Der Bericht musste vor Übergabe an den Minister vor der Leitung der Linie Untersuchung verteidigt werden. Das geschah so, dass der General der Hauptabteilung und seine Stellvertreter am Tisch des Generals saßen. Jeder hatte eine Kopie des Ministerberichts vorliegen und so wurde Wort für Wort, Seite für Seite gelesen. Etwaige Fragen oder Einwände hatte der Verfasser sofort zu beantworten, und erst wenn alle einverstanden waren, unterschrieb ich den Bericht. Der schon wartende Fahrer brachte ihn dann sofort zum Minister. Es wäre natürlich höchst blamabel gewesen, eine Seite wegen irgendeiner zweideutigen Formulierung neu schreiben zu müssen. Voller Stolz kann ich sagen, dass mir dieses Missgeschick in den vielen Jahren meiner Verantwortung nicht widerfahren ist.

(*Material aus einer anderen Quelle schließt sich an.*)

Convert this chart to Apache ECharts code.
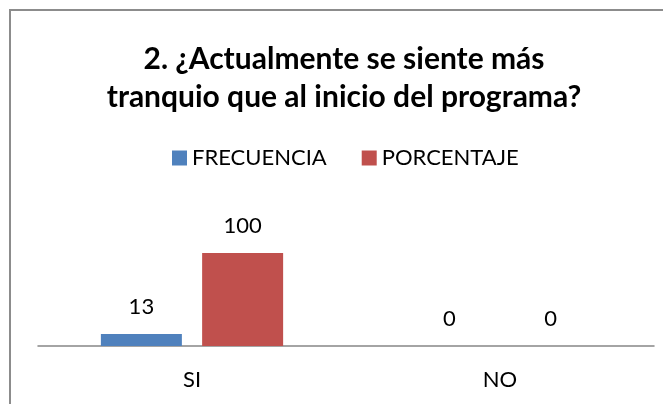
<!DOCTYPE html>
<html>
<head>
<meta charset="utf-8">
<script src="https://cdn.jsdelivr.net/npm/echarts@6/dist/echarts.min.js"></script>
<style>
    html, body { margin: 0; padding: 0; background: #fff; overflow: hidden; }
    #chart { width: 663px; height: 404px; }
    .frame {
        position: absolute;
        left: 9px;
        top: 9px;
        width: 700px;
        height: 450px;
        border: 2px solid #8c8c8c;
        pointer-events: none;
    }
</style>
</head>
<body>
<div id="chart"></div>
<div class="frame"></div>
<script>
// datos del gráfico
const categorias = ['SI', 'NO'];
const frecuencia = [13, 0];
const porcentaje = [100, 0];

const fuente = 'Lato, "Open Sans", sans-serif';

let mychart = echarts.init(document.getElementById('chart'));
mychart.setOption({
    animation: false,
    title: {
        text: '2. ¿Actualmente se siente más\ntranquio que al inicio del programa?',
        left: 339,
        textAlign: 'center',
        top: 35,
        textStyle: {
            color: '#000',
            fontSize: 30,
            fontWeight: 'bold',
            fontFamily: fuente,
            lineHeight: 38
        }
    },
    legend: {
        top: 142,
        left: 167,
        itemWidth: 15,
        itemHeight: 15,
        itemGap: 35,
        icon: 'rect',
        textStyle: {
            color: '#000',
            fontSize: 22,
            fontFamily: fuente
        },
        data: ['FRECUENCIA', 'PORCENTAJE']
    },
    grid: {
        left: 38,
        right: 9,
        top: 253,
        bottom: 58
    },
    xAxis: {
        type: 'category',
        data: categorias,
        axisLine: { lineStyle: { color: '#868686', width: 1.5 } },
        axisTick: { show: false },
        axisLabel: {
            color: '#000',
            fontSize: 22,
            fontFamily: fuente,
            margin: 23
        }
    },
    yAxis: {
        type: 'value',
        min: 0,
        max: 100,
        show: false
    },
    series: [
        {
            name: 'FRECUENCIA',
            type: 'bar',
            data: frecuencia,
            barWidth: 81,
            barGap: '25%',
            itemStyle: { color: '#4F81BD' },
            label: {
                show: true,
                position: 'top',
                distance: 16,
                color: '#000',
                fontSize: 22,
                fontFamily: fuente
            }
        },
        {
            name: 'PORCENTAJE',
            type: 'bar',
            data: porcentaje,
            barWidth: 81,
            itemStyle: { color: '#C0504D' },
            label: {
                show: true,
                position: 'top',
                distance: 16,
                color: '#000',
                fontSize: 22,
                fontFamily: fuente
            }
        }
    ]
});
</script>
</body>
</html>
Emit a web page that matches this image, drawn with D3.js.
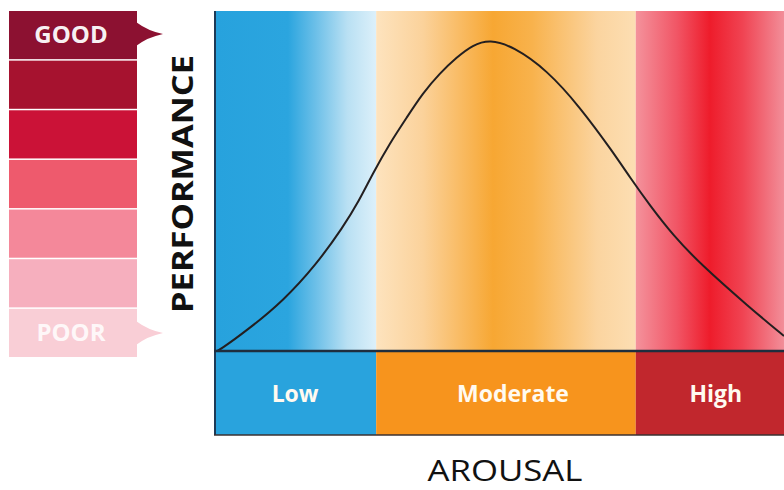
<!DOCTYPE html>
<html>
<head>
<meta charset="utf-8">
<script src="https://cdn.jsdelivr.net/npm/d3@7"></script>
<style>
  html, body { margin: 0; padding: 0; background: #fff; }
  svg { display: block; }
</style>
</head>
<body>
<svg id="chart" width="784" height="490"></svg>
<script>
// ---- data ----
const arousal     = [0, 0.5, 5.8, 11.8, 17.6, 22.4, 25.2, 27.6, 30.6, 33.6, 36.4, 39.4, 42.4, 45.2, 48.2, 52.3, 58.3, 64.1, 69.9, 72.9, 76.4, 80.5, 85.2, 94.0, 100];
const performance = [0, 0.1, 6.5, 14.7, 25.3, 36.5, 44.2, 52.2, 61.1, 68.7, 75.8, 81.7, 86.4, 90.0, 91.6, 89.6, 82.6, 71.7, 58.5, 51.0, 42.8, 34.0, 25.7, 12.7, 4.4];
const zoneLabels  = ["Low", "Moderate", "High"];
const zoneBounds  = [0, 28.2, 73.9, 100];
const perfLevels  = ["GOOD", "", "", "", "", "", "POOR"];
const axisTitleY  = "PERFORMANCE";
const axisTitleX  = "AROUSAL";

// ---- styles ----
const levelColors = ["#8c1131", "#a6122f", "#cb1237", "#ee5a6d", "#f4889a", "#f6afbe", "#f9ced6"];
const zoneColors  = ["#29a3dd", "#f7941d", "#c1272d"];
const zoneGradients = [
  [[0, "#27a2dd"], [0.45, "#2ba5df"], [0.62, "#6bbfe8"], [0.82, "#b9e0f3"], [1, "#dcf0fa"]],
  [[0, "#fde3be"], [0.18, "#fbd29b"], [0.45, "#f7a733"], [0.6, "#f8b24c"], [0.85, "#fbd49f"], [1, "#fcdeb3"]],
  [[0, "#f4929c"], [0.28, "#f15565"], [0.5, "#ee1c2b"], [0.72, "#f04352"], [1, "#f28e99"]]
];

const svg = d3.select("#chart");
const plot = { left: 216, right: 784, top: 11, base: 351, bandBottom: 435 };

const x = d3.scaleLinear().domain([0, 100]).range([plot.left, plot.right]);
const y = d3.scaleLinear().domain([0, 100]).range([plot.base, plot.top]);

// gradients
const defs = svg.append("defs");
zoneGradients.forEach((stops, i) => {
  const g = defs.append("linearGradient")
    .attr("id", "zg" + i)
    .attr("gradientUnits", "userSpaceOnUse")
    .attr("x1", x(zoneBounds[i])).attr("x2", x(zoneBounds[i + 1]))
    .attr("y1", 0).attr("y2", 0);
  stops.forEach(s => g.append("stop").attr("offset", s[0]).attr("stop-color", s[1]));
});

// background zones
svg.append("g").selectAll("rect").data(zoneLabels).join("rect")
  .attr("x", (d, i) => x(zoneBounds[i]))
  .attr("y", plot.top)
  .attr("width", (d, i) => x(zoneBounds[i + 1]) - x(zoneBounds[i]))
  .attr("height", plot.base - plot.top)
  .attr("fill", (d, i) => `url(#zg${i})`);

// bottom category band
const band = svg.append("g");
band.selectAll("rect").data(zoneLabels).join("rect")
  .attr("x", (d, i) => x(zoneBounds[i]))
  .attr("y", plot.base)
  .attr("width", (d, i) => x(zoneBounds[i + 1]) - x(zoneBounds[i]))
  .attr("height", plot.bandBottom - plot.base)
  .attr("fill", (d, i) => zoneColors[i]);
const labelShift = [-1, 7, 6];
band.selectAll("text").data(zoneLabels).join("text")
  .attr("x", (d, i) => (x(zoneBounds[i]) + x(zoneBounds[i + 1])) / 2 + labelShift[i])
  .attr("y", 402)
  .attr("text-anchor", "middle")
  .attr("font-family", "'Open Sans', sans-serif")
  .attr("font-weight", "bold")
  .attr("font-size", 23)
  .attr("fill", "#fffaf0")
  .text(d => d);

// curve
const line = d3.line()
  .x((d, i) => x(arousal[i]))
  .y(d => y(d))
  .curve(d3.curveBasis);
svg.append("path")
  .datum(performance)
  .attr("d", line)
  .attr("fill", "none")
  .attr("stroke", "#231f20")
  .attr("stroke-width", 2);

// frame lines
svg.append("line").attr("x1", plot.left - 1).attr("x2", plot.left - 1)
  .attr("y1", plot.top).attr("y2", plot.bandBottom)
  .attr("stroke", "#1d3a57").attr("stroke-width", 2);
svg.append("line").attr("x1", plot.left - 2).attr("x2", plot.right)
  .attr("y1", plot.base).attr("y2", plot.base)
  .attr("stroke", "#1f2e3e").attr("stroke-width", 2.5);
svg.append("line").attr("x1", plot.left - 2).attr("x2", plot.right)
  .attr("y1", plot.bandBottom).attr("y2", plot.bandBottom)
  .attr("stroke", "#3a3030").attr("stroke-width", 1.5);

// performance scale (left panel)
const lv = d3.scaleBand().domain(d3.range(perfLevels.length)).range([11, 357]).paddingInner(0.03);
const panel = svg.append("g");
panel.selectAll("rect").data(perfLevels).join("rect")
  .attr("x", 9).attr("width", 128)
  .attr("y", (d, i) => lv(i))
  .attr("height", lv.bandwidth())
  .attr("fill", (d, i) => levelColors[i]);

// arrows for first and last level
[0, perfLevels.length - 1].forEach(i => {
  const cy = lv(i) + lv.bandwidth() / 2;
  const dy = i === 0 ? -1 : 0;
  panel.append("path")
    .attr("d", `M136,${cy + dy - 12} Q148,${cy + dy - 3} 163,${cy + dy} Q148,${cy + dy + 3} 136,${cy + dy + 12} Z`)
    .attr("fill", levelColors[i]);
});

panel.selectAll("text").data(perfLevels).join("text")
  .attr("x", 71)
  .attr("y", (d, i) => lv(i) + lv.bandwidth() / 2 + 8)
  .attr("text-anchor", "middle")
  .attr("font-family", "'Open Sans', sans-serif")
  .attr("font-weight", "bold")
  .attr("font-size", 24)
  .attr("fill", "#fff")
  .attr("fill-opacity", (d, i) => i === 0 ? 0.95 : 0.85)
  .text(d => d);

// axis titles
svg.append("text")
  .attr("transform", "translate(193,184) rotate(-90)")
  .attr("text-anchor", "middle")
  .attr("font-family", "'Open Sans', sans-serif")
  .attr("font-weight", "bold")
  .attr("font-size", 29)
  .attr("textLength", 258)
  .attr("lengthAdjust", "spacingAndGlyphs")
  .attr("fill", "#111")
  .text(axisTitleY);

svg.append("text")
  .attr("x", 505).attr("y", 481)
  .attr("text-anchor", "middle")
  .attr("font-family", "'Open Sans', sans-serif")
  .attr("font-size", 30)
  .attr("textLength", 155)
  .attr("lengthAdjust", "spacingAndGlyphs")
  .attr("fill", "#111")
  .text(axisTitleX);
</script>
</body>
</html>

Grundsätzlich wurden wir Untersuchungsführer durch Befehle des Ministers für Staatssicherheit zu absoluter Ehrlichkeit in der Untersuchungstätigkeit angehalten. Jeder hatte seine eigene Ehre und niemand kam auf die Idee, ein Untersuchungsergebnis zu verfälschen oder irgendetwas zu verschleiern oder zu vertuschen. Wir waren alle, nicht nur durch Befehl, sondern jeder aus eigenem Antrieb heraus, um die Wahrheitsfindung bemüht. Mir ist kein Beispiel bekannt – ich war vom 1967 bis 1989 in dieser Dienststelle tätig –, dass wir irgendeinen kriminalistischen Sachverhalt unlauter oder unehrenhaft bearbeitet hätten.

Aber wir waren auch keine Zauberer und kannten alle das erste Gesetz in der kriminalistischen Untersuchungstätigkeit: »Es gibt keine Garantie dafür, dass richtig durchgeführte Untersuchungen zwingend den angestrebten Erfolg nach sich ziehen.« Und natürlich kam es vor, dass wir Kriminalisten im MfS eine andere Meinung hatten, als diejenigen, die in ihrer Arbeit operative Maßnahmen durchführten, von denen wir Kriminalisten oft keine Ahnung hatten. Aber wir haben immer ehrenhaft gearbeitet.